A Night of Rocks and Homemade Swords

The details that survive about the uprising are sparse, filtered through the records of the very people the rebels fought against. What is known: the enslaved conspirators armed themselves with what they could find or fashion -- rocks, farm tools, clubs, and swords they had made themselves. These were not weapons of a well-supplied army; they were the instruments of people who had nothing but their courage and their fury. The plan hinged on the St. Patrick's Day celebrations, when the planters' guard would be lowest. But the rebellion was quashed. Whether through betrayal, miscalculation, or simply the overwhelming force that the colonial militia could marshal once alerted, the uprising failed to achieve its objectives. The sources do not record how many of the rebels fell during the fighting itself. What they record, in meticulous colonial detail, is the punishment that followed.

The Silk-Cotton Tree

Nine of the captured rebels were hanged, including a man named Cudjoe. The colonial authorities did not stop at execution. Cudjoe's head was severed and placed on a silk-cotton tree as a warning to every enslaved person on the island: this is what resistance costs. Thirty more participants were imprisoned and then sold to other islands -- torn from whatever family, community, and sense of place they had managed to build within the confines of bondage. The punishments were designed not merely to end the rebellion but to make the very idea of future rebellion unthinkable. They reflected the planters' understanding that they were, numerically, the minority on their own island. That three-to-one ratio haunted them. Every act of brutality was also an act of fear.

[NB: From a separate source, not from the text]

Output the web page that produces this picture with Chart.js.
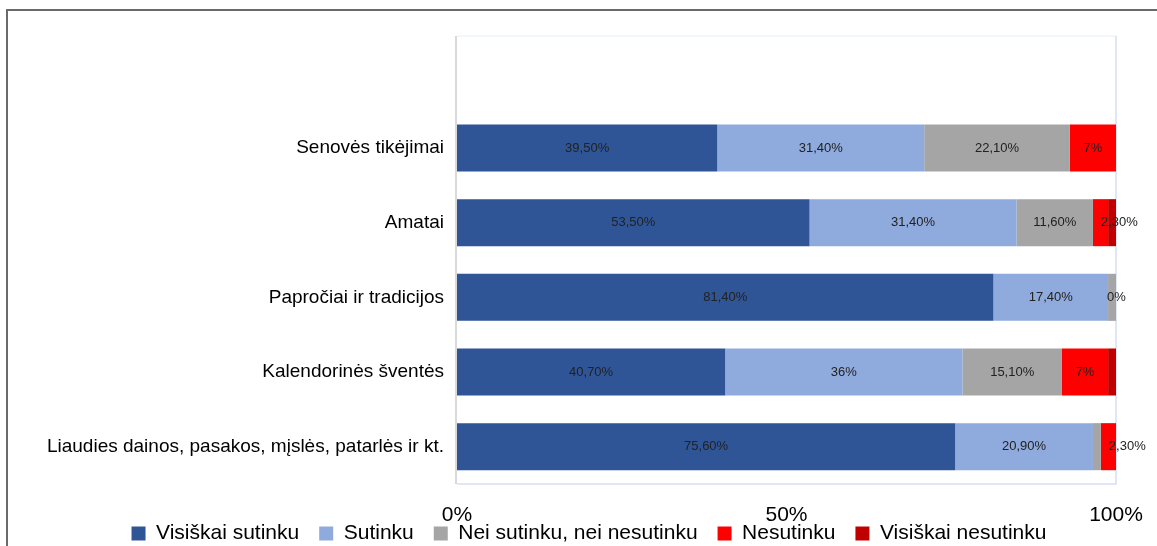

St. Patrick's Day, Remembered Differently

Montserrat is the only place outside Ireland where St. Patrick's Day is an official public holiday. But the celebration carries a meaning that Irish Americans would not immediately recognize. On Montserrat, the holiday commemorates both the island's Irish heritage and the 1768 rebellion -- a day that honors the courage of the enslaved people who chose that date to fight for their freedom. The island's national dish is goat water stew, its passport stamp bears a shamrock, and its people carry surnames like Riley, Sweeney, and Farrell alongside names of West African origin. This braided identity -- Irish and African, colonial and resistant -- is Montserrat's inheritance. In 1985, the government designated a week-long festival around St. Patrick's Day that explicitly memorializes the rebellion with drumming, reenactments, and cultural celebrations. The silk-cotton tree is gone. The memory is not.

From the Air

Located at 16.70°N, 62.20°W in the Leeward Islands. Montserrat is a small volcanic island in the Lesser Antilles, easily spotted from altitude by the dramatic contrast between its ash-covered southern half (destroyed by the Soufrière Hills eruption) and the green, inhabited north. The plantation landscape where the 1768 rebellion took place has been largely transformed -- some estates in the south were buried by volcanic activity after 1995. The northern parishes, including St. Peter where most of the population now lives, retain hints of the old agricultural economy in the contours of the terraced hillsides. Nearest airport: John A. Osborne Airport (TRPM) in the north. Antigua (TAPA) lies approximately 27nm to the northeast. Best viewed from the west, where the island's profile rises steeply from the Caribbean Sea.